I have always been somebody who likes control, and many a time I have proudly declared how my “backup plans have backup plans”. Every event I organize is micro-managed, I have a book and a playlist on hand at all times in anticipation of people who will turn up late and I’m one of those people who laugh at Monica’s character in FRIENDS but is secretly her (breasts of a Greek Goddess may or may not be part of the deal).
Over the course of this year, I am learning that the semblance of control is the biggest illusion of them all. This doesn’t mean, as some might conveniently interpret it, that we have no responsibility. We do, and nothing can absolve us from doing the best possible we can, but control is something we’ve never had and will never have. I’ve always been a sceptic, naturally, innately. I’m sure I wasn’t born this way, children have this incredible fearlessness that is directly correlated to faith in their own invincibility. But somewhere over the years, like most other people, I have developed a knack of questioning, which is great, and some measure of constant disbelief in things, which is not so great.

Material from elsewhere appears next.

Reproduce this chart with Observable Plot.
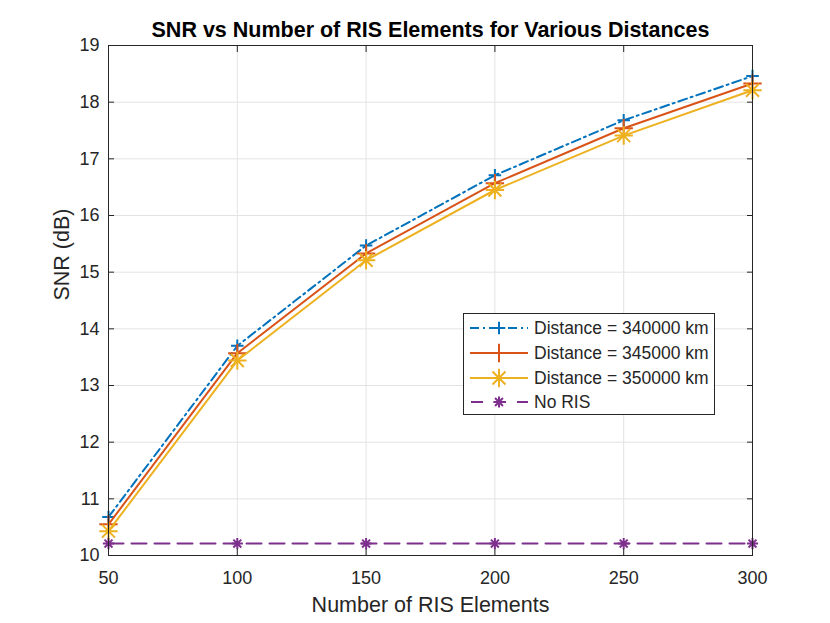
<!DOCTYPE html>
<html>
<head>
<meta charset="utf-8">
<script src="https://cdn.jsdelivr.net/npm/d3@7"></script>
<script src="https://cdn.jsdelivr.net/npm/@observablehq/plot@0.6"></script>
<style>
  html, body { margin: 0; padding: 0; background: #fff; }
  #wrap { position: relative; width: 830px; height: 623px; font-family: "Liberation Sans", Arial, Helvetica, sans-serif; }
  #legend { position: absolute; left: 463px; top: 313px; width: 252px; height: 102px; border: 1px solid #262626; background: #fff; box-sizing: border-box; }
  .row { position: absolute; left: 4px; height: 24px; display: flex; align-items: center; font-size: 17.5px; color: #262626; }
  .row svg { margin-right: 4px; }
</style>
</head>
<body>
<div id="wrap"><div id="chart"></div><div id="legend"></div></div>
<script>
const elements = [50, 100, 150, 200, 250, 300];
const snr340 = [10.68, 13.70, 15.47, 16.71, 17.68, 18.46];
const snr345 = [10.55, 13.57, 15.33, 16.57, 17.54, 18.33];
const snr350 = [10.43, 13.44, 15.21, 16.45, 17.41, 18.21];
const snrNoRIS = [10.21, 10.21, 10.21, 10.21, 10.21, 10.21];
const seriesNames = ["Distance = 340000 km", "Distance = 345000 km", "Distance = 350000 km", "No RIS"];
const xTicks = [50, 100, 150, 200, 250, 300];
const yTicks = [10, 11, 12, 13, 14, 15, 16, 17, 18, 19];

const colors = ["#0072BD", "#D95319", "#EDB120", "#7E2F8E"];
const dashes = ["9,4,2,4", null, null, "15,8"];

// 8-armed MATLAB-like asterisk
const asterisk8 = {
  draw(ctx, size) {
    const r = Math.sqrt(size) * 0.75;
    const d = r * Math.SQRT1_2;
    ctx.moveTo(-r, 0); ctx.lineTo(r, 0);
    ctx.moveTo(0, -r); ctx.lineTo(0, r);
    ctx.moveTo(-d, -d); ctx.lineTo(d, d);
    ctx.moveTo(-d, d); ctx.lineTo(d, -d);
  }
};
const plus = {
  draw(ctx, size) {
    const r = Math.sqrt(size) * 0.75;
    ctx.moveTo(-r, 0); ctx.lineTo(r, 0);
    ctx.moveTo(0, -r); ctx.lineTo(0, r);
  }
};
const symbols = [plus, plus, asterisk8, asterisk8];
const sizes = [70, 150, 150, 56];

const allSeries = [snr340, snr345, snr350, snrNoRIS];
const tables = allSeries.map((vals, i) => elements.map((x, j) => ({x, y: vals[j], s: seriesNames[i]})));

const marks = [
  Plot.gridX(xTicks, {stroke: "#e3e3e3", strokeOpacity: 1}),
  Plot.gridY(yTicks, {stroke: "#e3e3e3", strokeOpacity: 1}),
];
tables.forEach((t, i) => {
  marks.push(Plot.line(t, {x: "x", y: "y", stroke: colors[i], strokeWidth: 2, strokeDasharray: dashes[i] || undefined}));
  marks.push(Plot.dot(t, {x: "x", y: "y", stroke: colors[i], strokeWidth: 2, symbol: () => symbols[i], r: Math.sqrt(sizes[i]/Math.PI)}));
});
marks.push(
  Plot.frame({stroke: "#262626", strokeWidth: 1}),
  Plot.axisX(xTicks, {anchor: "bottom", tickSize: 0, tickPadding: 16, fontSize: 18, color: "#262626", label: null, tickFormat: "d"}),
  Plot.axisX(xTicks, {anchor: "bottom", tickSize: -6, text: null, stroke: "#262626", label: null}),
  Plot.axisX(xTicks, {anchor: "top", tickSize: -6, text: null, stroke: "#262626", label: null}),
  Plot.axisY(yTicks, {anchor: "left", tickSize: 0, tickPadding: 9, fontSize: 18, color: "#262626", label: null, tickFormat: "d"}),
  Plot.axisY(yTicks, {anchor: "left", tickSize: -6, text: null, stroke: "#262626", label: null}),
  Plot.axisY(yTicks, {anchor: "right", tickSize: -6, text: null, stroke: "#262626", label: null}),
  Plot.text(["SNR vs Number of RIS Elements for Various Distances"], {frameAnchor: "top", dy: -24, fontSize: 21.5, fontWeight: "bold", fill: "#000"}),
  Plot.text(["Number of RIS Elements"], {frameAnchor: "bottom", dy: 56, fontSize: 21.5, fill: "#262626"}),
  Plot.text(["SNR (dB)"], {frameAnchor: "left", dx: -46, rotate: -90, fontSize: 21.5, fill: "#262626"})
);

const chart = Plot.plot({
  width: 830,
  height: 623,
  marginLeft: 108,
  marginRight: 78,
  marginTop: 45,
  marginBottom: 68,
  style: {fontFamily: '"Liberation Sans", Arial, Helvetica, sans-serif', background: "#fff", overflow: "visible"},
  x: {domain: [50, 300]},
  y: {domain: [10, 19]},
  marks
});
document.getElementById("chart").appendChild(chart);

// legend
const legend = document.getElementById("legend");
const rowTops = [2, 27, 52, 76];
seriesNames.forEach((name, i) => {
  const row = document.createElement("div");
  row.className = "row";
  row.style.top = rowTops[i] + "px";
  const svg = d3.create("svg").attr("width", 62).attr("height", 24);
  const ln = svg.append("line").attr("x1", 2).attr("x2", 60).attr("y1", 12).attr("y2", 12)
    .attr("stroke", colors[i]).attr("stroke-width", 2);
  if (dashes[i]) ln.attr("stroke-dasharray", i === 0 ? "9,4,2,4" : "12,11").attr("stroke-dashoffset", i === 0 ? 0 : -1);
  const p = d3.path();
  symbols[i].draw(p, sizes[i]);
  svg.append("path").attr("transform", "translate(31,12)").attr("d", p.toString())
    .attr("fill", "none").attr("stroke", colors[i]).attr("stroke-width", 2);
  row.appendChild(svg.node());
  const span = document.createElement("span");
  span.textContent = name;
  row.appendChild(span);
  legend.appendChild(row);
});
</script>
</body>
</html>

I’d been watching Sadhguru’s videos on how we’re so afraid to lose something we do not actually possess and ever since Oree got me started on Sri Sri’s work, the videos and the book, ‘God Loves Fun’, this has been coming up more and more often. And I’m not going to pretend it’s an automatic transition, but there has been some level of a turnaround in how I approach situations now. I like retrospecting a lot in general, for better or worse. I like examining situations that have now settled emotionally, with a mental microscope. This is not so much to brood, but to learn, to see if I can spot a tear or a break point, to see where trouble began. Even this analysis is leading me to the conclusion of a lack of control.

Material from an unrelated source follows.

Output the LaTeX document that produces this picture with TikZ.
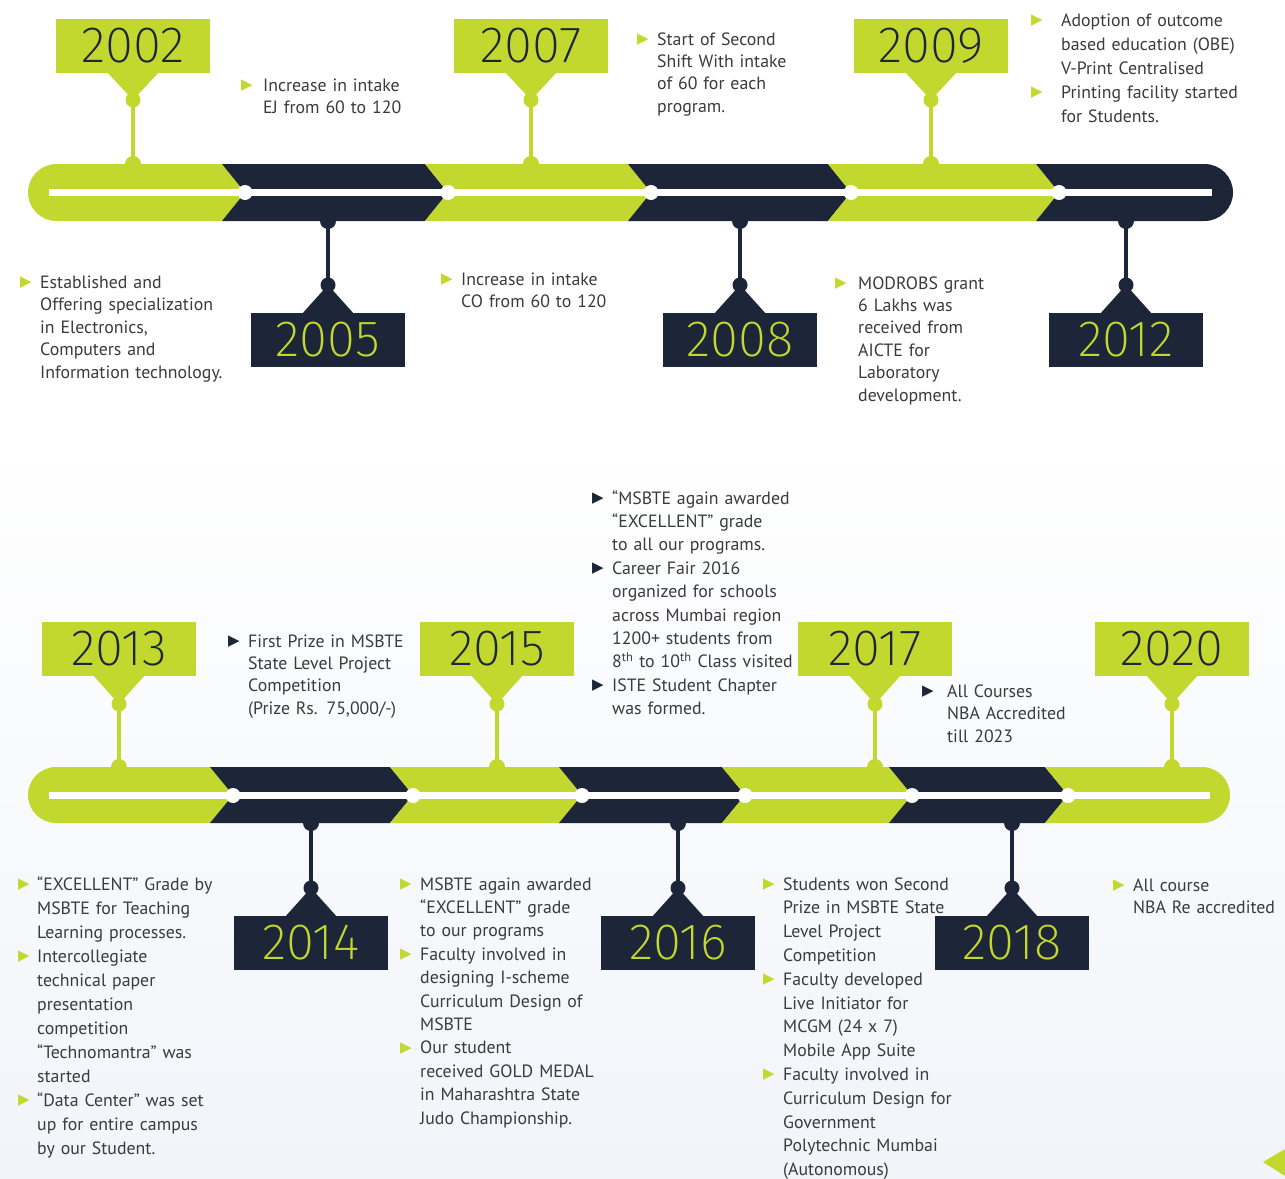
\documentclass[tikz,border=0pt]{standalone}
\usepackage{fontspec}
\setmainfont{PT Sans}
\newfontfamily\yearfont{Fira Sans ExtraLight}
\newfontfamily\bulfont{DejaVu Sans}
\usepackage{xcolor}

\definecolor{limeG}{HTML}{C3D82E}
\definecolor{navyD}{HTML}{1D2539}
\definecolor{txtG}{HTML}{3B3B3B}
\definecolor{bgBlue}{HTML}{F1F4F9}

% one bullet item with hanging indent
\newcommand{\bitem}[3][20pt]{{\let\\\newline\noindent\hangindent=#1\hangafter=1%
  \makebox[#1][l]{\raisebox{1.5pt}{\textcolor{#2}{\bulfont\fontsize{15}{15}\selectfont ▶}}}#3\par}}

\begin{document}
\begin{tikzpicture}[x=1pt, y=-1pt,
  yearbox/.style={minimum width=154pt, minimum height=54pt, inner sep=0pt,
    font=\yearfont\fontsize{51}{51}\selectfont},
  yearup/.style={yearbox, fill=limeG, text=navyD},
  yeardown/.style={yearbox, fill=navyD, text=limeG},
  stem/.style={line width=4pt},
  note/.style={anchor=base west, inner sep=0pt, text width=300pt,
    text=txtG, font=\fontsize{17.8}{#1}\selectfont},
  note/.default=23.3]
  \useasboundingbox (0,0) rectangle (1285,1178);
  \fill[white] (0,0) rectangle (1285,1178);
  \fill[top color=white, bottom color=bgBlue] (0,430) rectangle (1285,1178);
  \fill[limeG] (1263,1162) -- (1285,1149) -- (1285,1176) -- cycle;

  % first timeline: stems
  \foreach \x/\yr in {133/2002, 531/2007, 931/2009} {
    \node[yearup] (y\yr) at (\x,46) {\yr};
    \coordinate (d\yr) at (\x,100);
    \coordinate (b\yr) at (\x,164);
    \fill[limeG] ([xshift=-25pt]y\yr.south) -- ([xshift=25pt]y\yr.south) -- (d\yr) -- cycle;
    \draw[stem, limeG] (d\yr) -- (b\yr);
    \fill[limeG] (d\yr) circle (7.5pt) (b\yr) circle (8pt);
  }
  \foreach \x/\yr in {328/2005, 740/2008, 1126/2012} {
    \node[yeardown] (y\yr) at (\x,340) {\yr};
    \coordinate (d\yr) at (\x,285);
    \coordinate (b\yr) at (\x,221);
    \fill[navyD] ([xshift=-25pt]y\yr.north) -- ([xshift=25pt]y\yr.north) -- (d\yr) -- cycle;
    \draw[stem, navyD] (b\yr) -- (d\yr);
    \fill[navyD] (d\yr) circle (7.5pt) (b\yr) circle (8pt);
  }
  % first timeline: bar
  \begin{scope}
    \clip[rounded corners=28.5pt] (28,164) rectangle (1233,221);
    \fill[limeG] (0,164) -- (222,164) -- (245,192.5) -- (222,221) -- (0,221) -- cycle;
    \foreach \a/\b/\c in {245/448/navyD, 448/651/limeG, 651/851/navyD, 851/1059/limeG, 1059/1400/navyD}
      \fill[\c] (\a-23,164) -- (\b-23,164) -- (\b,192.5) -- (\b-23,221) -- (\a-23,221) -- (\a,192.5) -- cycle;
  \end{scope}
  \fill[white] (49,189) rectangle (1212,196);
  \foreach \x in {245,448,651,851,1059}
    \fill[white] (\x,192.5) circle (7.5pt);

  % second timeline: stems
  \foreach \x/\yr in {119/2013, 497/2015, 875/2017, 1172/2020} {
    \node[yearup] (y\yr) at (\x,649) {\yr};
    \coordinate (d\yr) at (\x,704);
    \coordinate (b\yr) at (\x,767);
    \fill[limeG] ([xshift=-25pt]y\yr.south) -- ([xshift=25pt]y\yr.south) -- (d\yr) -- cycle;
    \draw[stem, limeG] (d\yr) -- (b\yr);
    \fill[limeG] (d\yr) circle (7.5pt) (b\yr) circle (8pt);
  }
  \foreach \x/\yr in {311/2014, 678/2016, 1012/2018} {
    \node[yeardown] (y\yr) at (\x,943) {\yr};
    \coordinate (d\yr) at (\x,888);
    \coordinate (b\yr) at (\x,823);
    \fill[navyD] ([xshift=-25pt]y\yr.north) -- ([xshift=25pt]y\yr.north) -- (d\yr) -- cycle;
    \draw[stem, navyD] (b\yr) -- (d\yr);
    \fill[navyD] (d\yr) circle (7.5pt) (b\yr) circle (8pt);
  }
  % second timeline: bar
  \begin{scope}
    \clip[rounded corners=28pt] (28,767) rectangle (1230,823);
    \fill[limeG] (0,767) -- (210,767) -- (233,795) -- (210,823) -- (0,823) -- cycle;
    \foreach \a/\b/\c in {233/413/navyD, 413/582/limeG, 582/745/navyD, 745/912/limeG, 912/1068/navyD, 1068/1400/limeG}
      \fill[\c] (\a-23,767) -- (\b-23,767) -- (\b,795) -- (\b-23,823) -- (\a-23,823) -- (\a,795) -- cycle;
  \end{scope}
  \fill[white] (49,792) rectangle (1210,799);
  \foreach \x in {233,413,582,745,912,1068}
    \fill[white] (\x,795.5) circle (7.5pt);

  % texts, first timeline
  \node[note=22.2] (tIntakeEJ) at (241,91) {\bitem[22pt]{limeG}{Increase in intake\\EJ from 60 to 120}};
  \node[note=22.4] (tSecondShift) at (637,45) {\bitem{limeG}{Start of Second\\Shift With intake\\of 60 for each\\program.}};
  \node[note=24] (tOBE) at (1031,26) {\bitem[30pt]{limeG}{Adoption of outcome\\based education (OBE)\\V-Print Centralised}%
    \bitem[30pt]{limeG}{Printing facility started\\for Students.}};
  \node[note=22.5] (tEstablished) at (20,288) {\bitem{limeG}{Established and\\Offering specialization\\in Electronics,\\Computers and\\Information technology.}};
  \node[note=22.2] (tIntakeCO) at (441,285) {\bitem{limeG}{Increase in intake\\CO from 60 to 120}};
  \node[note=22.4] (tModrobs) at (835,289) {\bitem[23pt]{limeG}{MODROBS grant\\6 Lakhs was\\received from\\AICTE for\\Laboratory\\development.}};

  % texts, second timeline
  \node[note=23.4] (tAwards) at (592,504) {\bitem{navyD}{“MSBTE again awarded\\“EXCELLENT” grade\\to all our programs.}%
    \bitem{navyD}{Career Fair 2016\\organized for schools\\across Mumbai region\\1200+ students from\\8\textsuperscript{th} to 10\textsuperscript{th} Class visited}%
    \bitem{navyD}{ISTE Student Chapter\\was formed.}};
  \node[note=22.4] (tFirstPrize) at (228,647) {\bitem{navyD}{First Prize in MSBTE\\State Level Project\\Competition\\(Prize Rs. 75,000/-)}};
  \node[note=22.5] (tNBA) at (922,697) {\bitem[25pt]{navyD}{All Courses\\NBA Accredited\\till 2023}};
  \node[note=24] (tExcellent) at (18,890) {\bitem[19pt]{limeG}{“EXCELLENT” Grade by\\MSBTE for Teaching\\Learning processes.}%
    \bitem[19pt]{limeG}{Intercollegiate\\technical paper\\presentation\\competition\\“Technomantra” was\\started}%
    \bitem[19pt]{limeG}{“Data Center” was set\\up for entire campus\\by our Student.}};
  \node[note=23.4] (tGold) at (400,890) {\bitem{limeG}{MSBTE again awarded\\“EXCELLENT” grade\\to our programs}%
    \bitem{limeG}{Faculty involved in\\designing I-scheme\\Curriculum Design of\\MSBTE}%
    \bitem{limeG}{Our student\\received GOLD MEDAL\\in Maharashtra State\\Judo Championship.}};
  \node[note=23.8] (tSecondPrize) at (763,890) {\bitem{limeG}{Students won Second\\Prize in MSBTE State\\Level Project\\Competition}%
    \bitem{limeG}{Faculty developed\\Live Initiator for\\MCGM (24 x 7)\\Mobile App Suite}%
    \bitem{limeG}{Faculty involved in\\Curriculum Design for\\Government\\Polytechnic Mumbai\\(Autonomous)}};
  \node[note=22.4] (tReacc) at (1113,891) {\bitem{limeG}{All course\\NBA Re accredited}};
\end{tikzpicture}
\end{document}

I didn’t control when I got into love or when others did. I didn’t control detours,exits, every moment that I should have supposedly seen coming, well I couldn’t have. I could only have lived through it, which I did, and lived through it as best as I could given my knowledge at that point. I cannot look back at my eighteen or twenty-year-old self, at age twenty-four and wonder why. There is no basis to it. I can, similarly, not try to constantly jump to look ahead to thirty or forty or even twenty-five. Again, it is equally baseless. The only moment you can control is the one you exist in right now. It is like that quintessential song. If tomorrow never comes, would they know how much you love them?